Reflection by Rev. Leonard N. Peterson
You remember those days in your high school English class. You had to distinguish between a noun as a thing and a verb, which is always some kind of an action. “Divine Mercy” strikes me as both. It is the good Lord’s prerogative as a loving God, but also His bestowal of it on those who seek Him in their daily lives.
I must admit that the whole devotion of the Divine Mercy and Sister Faustina’s vision came upon me years ago quite by surprise. A lady came up to me at the parish where I resided quite upset wondering why there were no confessions being heard on Divine Mercy Sunday, I told her that I didn’t know what she was talking about. Reflecting on that long ago incident, it occurred to me that my ignorance might well have sprung from the fact that I was immersed in academe, unaware of this relatively new phenomenon. Now I am well aware of how confession is an integral part of the annual Divine Mercy celebration.
Praying the Divine Mercy chaplet has become part of my daily life now, and I try my best to pray it at 3:00 each afternoon. I imagine its Polish roots easily led Pope St. John Paul II to urge the devotion be kept by the whole Church on this second Sunday of Easter. Certainly both the secular world and the Church need mercy. We can devise so may ways to damage our relationship with God. Just think of these contemporary movements: “Cancel” and “Woke.”
Now that we’re in the third year of Covid, I believe we can derive at least some good from what this killer virus has collectively caused as well as individually. I for one believe Covid has brought me a renewed awareness of how dependent I am on God for everything. Yes, we can be grateful that science came up with vaccines. But science implies scientists. But where did they get their intelligence and analytical powers to do this service? No doubt from a watchful and merciful God.
We’re given a beautiful example of divine mercy today in the Gospel story of St. Thomas. After Our Lord encouraged “the Doubter” to probe His sacred scars, He never strongly remonstrated or belittled Thomas or demand an apology from him. Instead, He prompts a beautiful act of faith from Thomas. His words encompass everything the New Testament seeks to proclaim about Jesus’ identity. In a prayer that is short and simple but profound and adoring: “My Lord and my God.” That same mercy Thomas received is offered to us, especially if we pray for it.
I close with a lighter take on the whole subject of justice and mercy with this story: Once upon a time a young lady who occasionally walked through the park after work stopped to have her picture taken by a photographer on a particular day. She was very excited about the whole idea. As she walked out of the park, she looked at her picture in total amazement. Then she turned and headed back to the cameraman. When she got to him she raised her voice and said angrily: “This is not right! This is not right! You have done me no justice!”

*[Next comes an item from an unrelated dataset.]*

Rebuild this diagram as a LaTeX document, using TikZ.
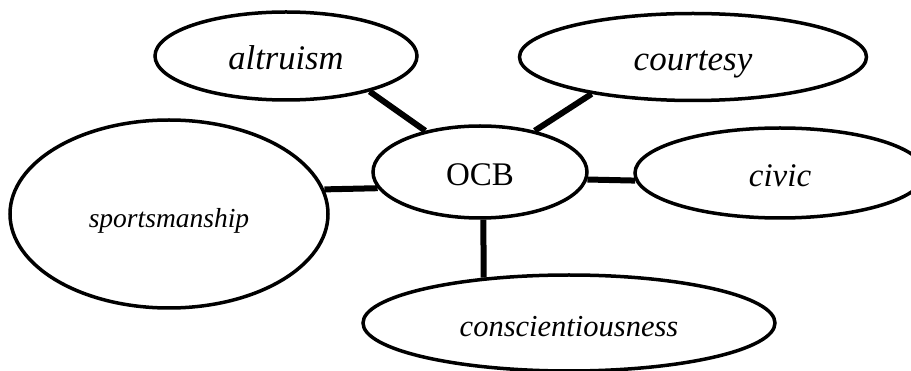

The photographer looked at the picture and then looked at her and said, “Miss, you don’t need justice. What you need is mercy.”
God love you and give you His peace.
Reading I: Acts 5: 12-16: The miracles featuring St. Peter represent such cures as performed by all the Apostles in these early days of the Church. They drew many new people to Christ.
Reading II: Revelation 1: 9-11a, 12-13, 17-19: This scene is a type of epiphany given to John. It included a message. Jesus, having been exalted to divine status, gives the Apostle John a command to preach about what he has seen and heard.
The Gospel: John 20: 19-31:Jesus suddenly appears to the barricaded Apostles and sends them on mission. The once doubting Thomas makes a profound profession of faith, encapsulating the entire New Testament theme and purpose.